_Dataset section:_

((

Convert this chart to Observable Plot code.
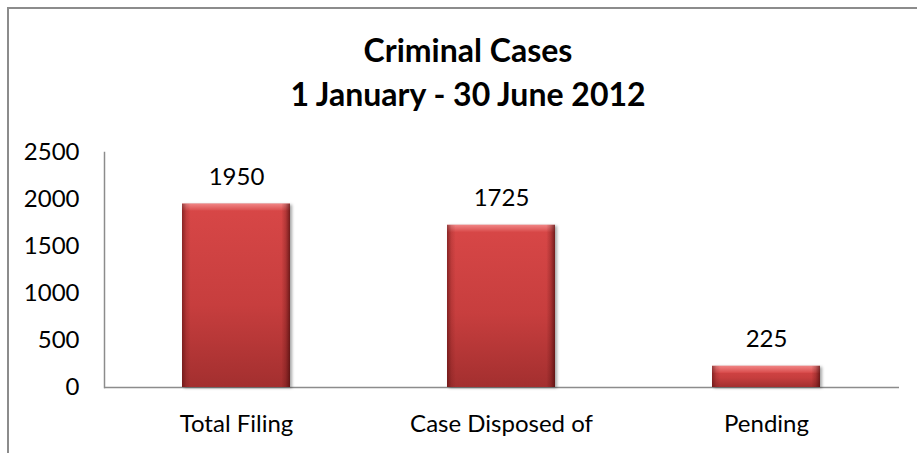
<!DOCTYPE html>
<html>
<head>
<meta charset="utf-8">
<script src="https://cdn.jsdelivr.net/npm/d3@7"></script>
<script src="https://cdn.jsdelivr.net/npm/@observablehq/plot@0.6"></script>
<style>
  html, body { margin: 0; padding: 0; background: #fff; }
  #wrap { position: relative; width: 917px; height: 453px; overflow: hidden; font-family: Lato, "Open Sans", sans-serif; }
  #border { position: absolute; left: 7px; top: 7px; width: 930px; height: 470px; border-left: 2px solid #8c8c8c; border-top: 2px solid #8c8c8c; }
  #chart { position: absolute; left: 0; top: 0; }
  #title { position: absolute; left: 0; top: 28px; width: 936px; text-align: center; font-weight: bold; font-size: 32px; line-height: 44px; color: #000; }
</style>
</head>
<body>
<div id="wrap">
  <div id="border"></div>
  <div id="chart"></div>
  <div id="title"></div>
</div>
<script>
const categories = ["Total Filing", "Case Disposed of", "Pending"];
const values = [1950, 1725, 225];
const yTicks = [0, 500, 1000, 1500, 2000, 2500];
const titleLines = ["Criminal Cases", "1 January - 30 June 2012"];

const data = categories.map((c, i) => ({category: c, value: values[i]}));

document.getElementById("title").innerHTML = titleLines.map(t => `<div>${t}</div>`).join("");

const plot = Plot.plot({
  width: 917,
  height: 453,
  marginLeft: 104,
  marginRight: 18,
  marginTop: 152,
  marginBottom: 66,
  style: {fontFamily: "Lato, 'Open Sans', sans-serif", fontSize: "24px", color: "#000", background: "transparent", overflow: "visible"},
  x: {domain: categories, paddingInner: 0.592, paddingOuter: 0.296},
  y: {domain: [0, 2500]},
  marks: [
    Plot.ruleY([0], {stroke: "#8c8c8c", strokeWidth: 1.5}),
    Plot.frame({anchor: "left", stroke: "#8c8c8c", strokeWidth: 1.5}),
    Plot.barY(data, {x: "category", y: "value", fill: "#000", fillOpacity: 0.35, dx: 2, dy: 1}),
    Plot.barY(data, {x: "category", y: "value", fill: "url(#gBody)"}),
    Plot.barY(data, {x: "category", y1: "value", y2: "value", insetBottom: -7, fill: "url(#gBevel)"}),
    Plot.barY(data, {x: "category", y: "value", fill: "url(#gSide)"}),
    Plot.text(data, {x: "category", y: "value", text: d => String(d.value), dy: -27, fill: "#000"}),
    Plot.axisY(yTicks, {tickSize: 0, tickPadding: 25, label: null, fill: "#000", tickFormat: d => String(d)}),
    Plot.axisX({tickSize: 0, tickPadding: 27, label: null, fill: "#000"})
  ]
});

const svg = d3.select(plot);
const defs = svg.insert("defs", ":first-child");
function grad(id, x2, y2, stops) {
  const g = defs.append("linearGradient").attr("id", id)
    .attr("x1", 0).attr("y1", 0).attr("x2", x2).attr("y2", y2);
  stops.forEach(([o, c, a]) => g.append("stop").attr("offset", o).attr("stop-color", c).attr("stop-opacity", a == null ? 1 : a));
}
grad("gBody", 0, 1, [["0%", "#d84747"], ["55%", "#c73e3e"], ["100%", "#a32f2f"]]);
grad("gBevel", 0, 1, [["0%", "#f08484"], ["100%", "#d94b4b"]]);
grad("gSide", 1, 0, [["0%", "#4a0a0a", 0.55], ["4%", "#4a0a0a", 0.15], ["8%", "#4a0a0a", 0], ["92%", "#4a0a0a", 0], ["96%", "#4a0a0a", 0.25], ["100%", "#3a0505", 0.65]]);
const f = defs.append("filter").attr("id", "blur").attr("x", "-20%").attr("y", "-20%").attr("width", "140%").attr("height", "140%");
f.append("feGaussianBlur").attr("stdDeviation", 1.8);
svg.selectAll('g[aria-label="bar"]').filter((d, i) => i === 0).attr("filter", "url(#blur)");

document.getElementById("chart").appendChild(plot);
</script>
</body>
</html>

))

_Aim:_ Skip the pictures, then retype every line above exactly.

_Finished exercise:_
Convert this chart to Observable Plot code.
<!DOCTYPE html>
<html>
<head>
<meta charset="utf-8">
<script src="https://cdn.jsdelivr.net/npm/d3@7"></script>
<script src="https://cdn.jsdelivr.net/npm/@observablehq/plot@0.6"></script>
<style>
  html, body { margin: 0; padding: 0; background: #fff; }
  #wrap { position: relative; width: 917px; height: 453px; overflow: hidden; font-family: Lato, "Open Sans", sans-serif; }
  #border { position: absolute; left: 7px; top: 7px; width: 930px; height: 470px; border-left: 2px solid #8c8c8c; border-top: 2px solid #8c8c8c; }
  #chart { position: absolute; left: 0; top: 0; }
  #title { position: absolute; left: 0; top: 28px; width: 936px; text-align: center; font-weight: bold; font-size: 32px; line-height: 44px; color: #000; }
</style>
</head>
<body>
<div id="wrap">
  <div id="border"></div>
  <div id="chart"></div>
  <div id="title"></div>
</div>
<script>
const categories = ["Total Filing", "Case Disposed of", "Pending"];
const values = [1950, 1725, 225];
const yTicks = [0, 500, 1000, 1500, 2000, 2500];
const titleLines = ["Criminal Cases", "1 January - 30 June 2012"];

const data = categories.map((c, i) => ({category: c, value: values[i]}));

document.getElementById("title").innerHTML = titleLines.map(t => `<div>${t}</div>`).join("");

const plot = Plot.plot({
  width: 917,
  height: 453,
  marginLeft: 104,
  marginRight: 18,
  marginTop: 152,
  marginBottom: 66,
  style: {fontFamily: "Lato, 'Open Sans', sans-serif", fontSize: "24px", color: "#000", background: "transparent", overflow: "visible"},
  x: {domain: categories, paddingInner: 0.592, paddingOuter: 0.296},
  y: {domain: [0, 2500]},
  marks: [
    Plot.ruleY([0], {stroke: "#8c8c8c", strokeWidth: 1.5}),
    Plot.frame({anchor: "left", stroke: "#8c8c8c", strokeWidth: 1.5}),
    Plot.barY(data, {x: "category", y: "value", fill: "#000", fillOpacity: 0.35, dx: 2, dy: 1}),
    Plot.barY(data, {x: "category", y: "value", fill: "url(#gBody)"}),
    Plot.barY(data, {x: "category", y1: "value", y2: "value", insetBottom: -7, fill: "url(#gBevel)"}),
    Plot.barY(data, {x: "category", y: "value", fill: "url(#gSide)"}),
    Plot.text(data, {x: "category", y: "value", text: d => String(d.value), dy: -27, fill: "#000"}),
    Plot.axisY(yTicks, {tickSize: 0, tickPadding: 25, label: null, fill: "#000", tickFormat: d => String(d)}),
    Plot.axisX({tickSize: 0, tickPadding: 27, label: null, fill: "#000"})
  ]
});

const svg = d3.select(plot);
const defs = svg.insert("defs", ":first-child");
function grad(id, x2, y2, stops) {
  const g = defs.append("linearGradient").attr("id", id)
    .attr("x1", 0).attr("y1", 0).attr("x2", x2).attr("y2", y2);
  stops.forEach(([o, c, a]) => g.append("stop").attr("offset", o).attr("stop-color", c).attr("stop-opacity", a == null ? 1 : a));
}
grad("gBody", 0, 1, [["0%", "#d84747"], ["55%", "#c73e3e"], ["100%", "#a32f2f"]]);
grad("gBevel", 0, 1, [["0%", "#f08484"], ["100%", "#d94b4b"]]);
grad("gSide", 1, 0, [["0%", "#4a0a0a", 0.55], ["4%", "#4a0a0a", 0.15], ["8%", "#4a0a0a", 0], ["92%", "#4a0a0a", 0], ["96%", "#4a0a0a", 0.25], ["100%", "#3a0505", 0.65]]);
const f = defs.append("filter").attr("id", "blur").attr("x", "-20%").attr("y", "-20%").attr("width", "140%").attr("height", "140%");
f.append("feGaussianBlur").attr("stdDeviation", 1.8);
svg.selectAll('g[aria-label="bar"]').filter((d, i) => i === 0).attr("filter", "url(#blur)");

document.getElementById("chart").appendChild(plot);
</script>
</body>
</html>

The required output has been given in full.